THE REQUEST
Leave the pictures out, and output exactly the lines from the one containing "Generate a component" through the one containing "Chart.register(...registerables);".

━━━

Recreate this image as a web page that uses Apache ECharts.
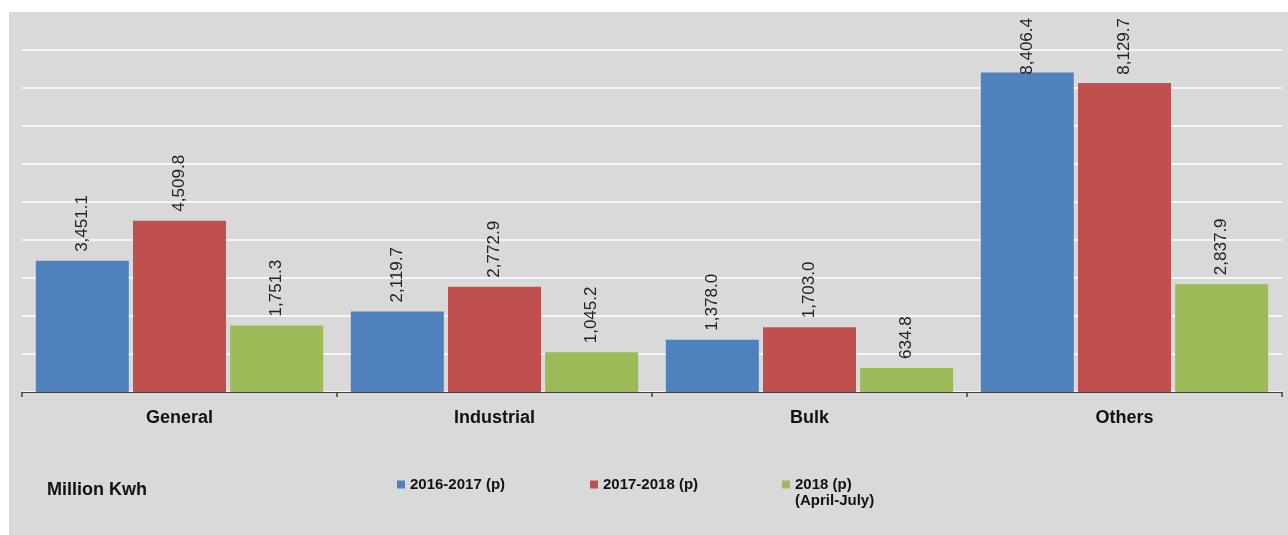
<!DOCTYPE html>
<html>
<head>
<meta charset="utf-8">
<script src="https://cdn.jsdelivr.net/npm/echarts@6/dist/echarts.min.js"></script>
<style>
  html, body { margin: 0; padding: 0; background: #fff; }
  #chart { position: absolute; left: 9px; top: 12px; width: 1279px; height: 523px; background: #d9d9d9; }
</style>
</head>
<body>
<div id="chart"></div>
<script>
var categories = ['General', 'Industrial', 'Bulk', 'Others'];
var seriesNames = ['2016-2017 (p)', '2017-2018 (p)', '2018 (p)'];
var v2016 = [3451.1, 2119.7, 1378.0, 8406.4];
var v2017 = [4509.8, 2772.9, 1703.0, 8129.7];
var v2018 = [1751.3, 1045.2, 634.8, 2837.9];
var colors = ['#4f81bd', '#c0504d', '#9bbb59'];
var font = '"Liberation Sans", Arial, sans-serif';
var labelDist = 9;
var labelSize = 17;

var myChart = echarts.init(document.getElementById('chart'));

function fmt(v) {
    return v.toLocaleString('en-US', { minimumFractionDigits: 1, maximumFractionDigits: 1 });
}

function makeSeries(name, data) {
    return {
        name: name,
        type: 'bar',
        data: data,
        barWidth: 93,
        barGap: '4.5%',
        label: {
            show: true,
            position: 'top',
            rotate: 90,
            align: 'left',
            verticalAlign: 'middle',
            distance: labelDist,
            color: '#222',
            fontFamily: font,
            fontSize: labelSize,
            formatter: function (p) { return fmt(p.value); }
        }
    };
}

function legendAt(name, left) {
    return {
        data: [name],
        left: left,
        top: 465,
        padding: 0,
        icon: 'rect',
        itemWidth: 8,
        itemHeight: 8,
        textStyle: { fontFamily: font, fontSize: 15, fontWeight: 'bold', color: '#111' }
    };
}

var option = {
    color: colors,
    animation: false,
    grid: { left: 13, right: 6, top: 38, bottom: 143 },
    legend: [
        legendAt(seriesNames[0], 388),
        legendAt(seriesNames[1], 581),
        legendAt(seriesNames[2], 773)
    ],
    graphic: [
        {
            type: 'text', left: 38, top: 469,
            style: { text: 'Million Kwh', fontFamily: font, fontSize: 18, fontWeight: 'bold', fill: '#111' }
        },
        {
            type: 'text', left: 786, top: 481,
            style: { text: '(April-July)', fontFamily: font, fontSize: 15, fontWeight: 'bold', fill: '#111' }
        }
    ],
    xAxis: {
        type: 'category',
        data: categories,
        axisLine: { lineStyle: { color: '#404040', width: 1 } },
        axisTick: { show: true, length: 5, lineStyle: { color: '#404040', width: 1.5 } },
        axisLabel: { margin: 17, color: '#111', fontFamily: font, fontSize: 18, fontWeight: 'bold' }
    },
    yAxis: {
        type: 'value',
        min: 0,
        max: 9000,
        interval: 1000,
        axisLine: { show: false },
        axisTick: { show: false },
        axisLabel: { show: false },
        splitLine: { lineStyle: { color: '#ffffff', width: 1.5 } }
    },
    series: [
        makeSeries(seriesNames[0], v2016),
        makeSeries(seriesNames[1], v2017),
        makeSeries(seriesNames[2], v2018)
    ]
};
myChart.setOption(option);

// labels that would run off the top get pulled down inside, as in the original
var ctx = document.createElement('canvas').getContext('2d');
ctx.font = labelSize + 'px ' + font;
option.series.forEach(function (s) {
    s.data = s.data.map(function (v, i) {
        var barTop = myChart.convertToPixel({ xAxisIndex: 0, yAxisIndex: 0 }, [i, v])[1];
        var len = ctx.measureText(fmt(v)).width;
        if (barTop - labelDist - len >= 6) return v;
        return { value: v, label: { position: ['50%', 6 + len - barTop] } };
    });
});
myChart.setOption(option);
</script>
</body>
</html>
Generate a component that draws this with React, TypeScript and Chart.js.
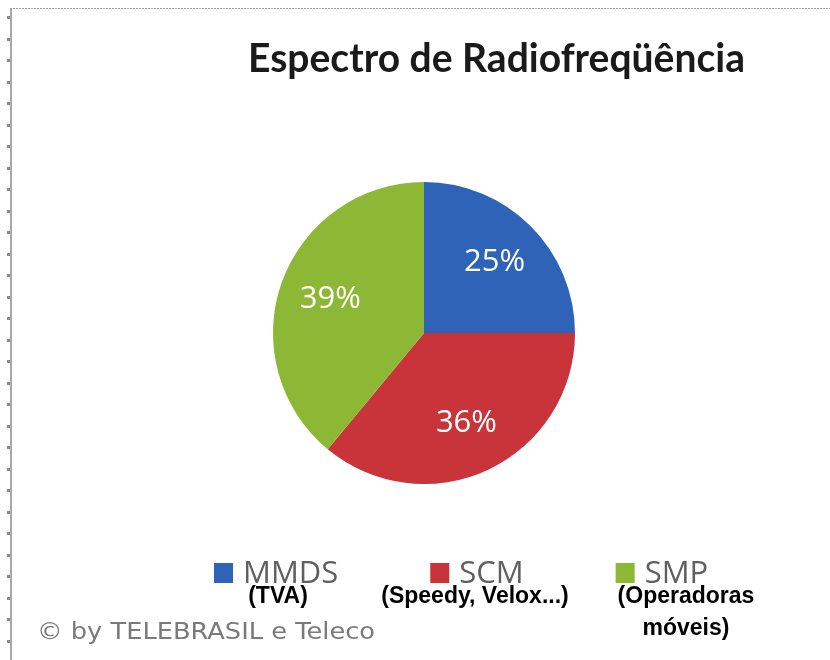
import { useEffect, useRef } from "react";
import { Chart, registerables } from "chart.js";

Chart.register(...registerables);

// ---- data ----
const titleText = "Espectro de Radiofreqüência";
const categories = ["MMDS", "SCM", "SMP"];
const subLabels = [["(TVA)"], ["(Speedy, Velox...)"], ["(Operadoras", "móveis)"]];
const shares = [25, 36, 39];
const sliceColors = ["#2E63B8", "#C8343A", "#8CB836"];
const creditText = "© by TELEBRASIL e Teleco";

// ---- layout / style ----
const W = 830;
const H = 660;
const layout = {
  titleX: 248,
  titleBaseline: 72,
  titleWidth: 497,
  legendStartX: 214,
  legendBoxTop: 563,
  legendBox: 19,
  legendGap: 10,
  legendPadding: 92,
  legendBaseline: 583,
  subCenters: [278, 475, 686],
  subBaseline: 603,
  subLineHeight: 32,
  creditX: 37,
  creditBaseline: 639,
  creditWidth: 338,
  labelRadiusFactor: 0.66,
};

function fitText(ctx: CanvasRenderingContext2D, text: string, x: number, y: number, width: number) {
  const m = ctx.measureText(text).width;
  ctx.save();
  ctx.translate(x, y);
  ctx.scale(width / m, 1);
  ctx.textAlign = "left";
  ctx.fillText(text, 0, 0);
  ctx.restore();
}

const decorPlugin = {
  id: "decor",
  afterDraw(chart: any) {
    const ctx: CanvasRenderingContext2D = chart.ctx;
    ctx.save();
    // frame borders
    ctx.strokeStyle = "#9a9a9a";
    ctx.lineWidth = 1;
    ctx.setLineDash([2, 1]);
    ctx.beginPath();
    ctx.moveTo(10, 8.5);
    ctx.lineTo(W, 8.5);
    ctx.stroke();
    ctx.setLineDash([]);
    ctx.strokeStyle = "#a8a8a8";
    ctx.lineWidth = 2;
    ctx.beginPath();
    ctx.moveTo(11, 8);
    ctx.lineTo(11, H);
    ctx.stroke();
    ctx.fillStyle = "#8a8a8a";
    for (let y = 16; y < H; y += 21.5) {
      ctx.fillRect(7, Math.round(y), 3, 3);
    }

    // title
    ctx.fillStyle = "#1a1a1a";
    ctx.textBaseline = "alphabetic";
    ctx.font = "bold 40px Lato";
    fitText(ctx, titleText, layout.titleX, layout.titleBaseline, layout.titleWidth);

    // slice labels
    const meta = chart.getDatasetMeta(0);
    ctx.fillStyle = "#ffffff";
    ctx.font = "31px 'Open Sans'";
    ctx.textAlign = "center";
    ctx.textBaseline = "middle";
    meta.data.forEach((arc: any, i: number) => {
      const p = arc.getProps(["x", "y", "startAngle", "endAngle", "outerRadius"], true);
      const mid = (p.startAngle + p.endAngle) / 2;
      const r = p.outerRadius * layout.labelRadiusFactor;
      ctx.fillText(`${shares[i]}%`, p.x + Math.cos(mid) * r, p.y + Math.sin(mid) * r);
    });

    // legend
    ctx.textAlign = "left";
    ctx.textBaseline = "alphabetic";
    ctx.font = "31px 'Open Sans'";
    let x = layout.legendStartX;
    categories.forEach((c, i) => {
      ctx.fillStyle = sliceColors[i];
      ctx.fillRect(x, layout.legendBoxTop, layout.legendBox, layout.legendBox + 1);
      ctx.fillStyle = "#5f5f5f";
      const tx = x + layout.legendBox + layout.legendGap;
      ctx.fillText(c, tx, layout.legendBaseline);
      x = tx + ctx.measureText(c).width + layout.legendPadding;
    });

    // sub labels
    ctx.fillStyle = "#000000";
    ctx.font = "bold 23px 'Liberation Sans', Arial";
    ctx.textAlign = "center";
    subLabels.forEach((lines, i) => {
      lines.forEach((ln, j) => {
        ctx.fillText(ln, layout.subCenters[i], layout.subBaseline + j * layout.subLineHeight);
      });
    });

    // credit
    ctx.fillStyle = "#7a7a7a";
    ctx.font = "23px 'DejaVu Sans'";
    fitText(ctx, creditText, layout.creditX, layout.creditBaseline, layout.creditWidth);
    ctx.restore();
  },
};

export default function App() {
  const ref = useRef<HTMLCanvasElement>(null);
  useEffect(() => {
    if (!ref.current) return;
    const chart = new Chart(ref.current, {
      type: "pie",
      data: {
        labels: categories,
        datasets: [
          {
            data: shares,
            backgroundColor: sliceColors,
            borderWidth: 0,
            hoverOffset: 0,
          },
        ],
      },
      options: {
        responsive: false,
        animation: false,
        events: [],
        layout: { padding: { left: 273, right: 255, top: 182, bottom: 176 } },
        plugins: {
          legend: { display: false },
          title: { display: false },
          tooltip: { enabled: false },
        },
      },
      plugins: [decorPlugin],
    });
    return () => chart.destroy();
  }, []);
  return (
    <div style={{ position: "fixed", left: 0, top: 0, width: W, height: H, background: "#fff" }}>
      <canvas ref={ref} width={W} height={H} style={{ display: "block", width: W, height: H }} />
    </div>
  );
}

━━━

TASK RESULT
Generate a component that draws this with React, TypeScript and Chart.js.
import { useEffect, useRef } from "react";
import { Chart, registerables } from "chart.js";

Chart.register(...registerables);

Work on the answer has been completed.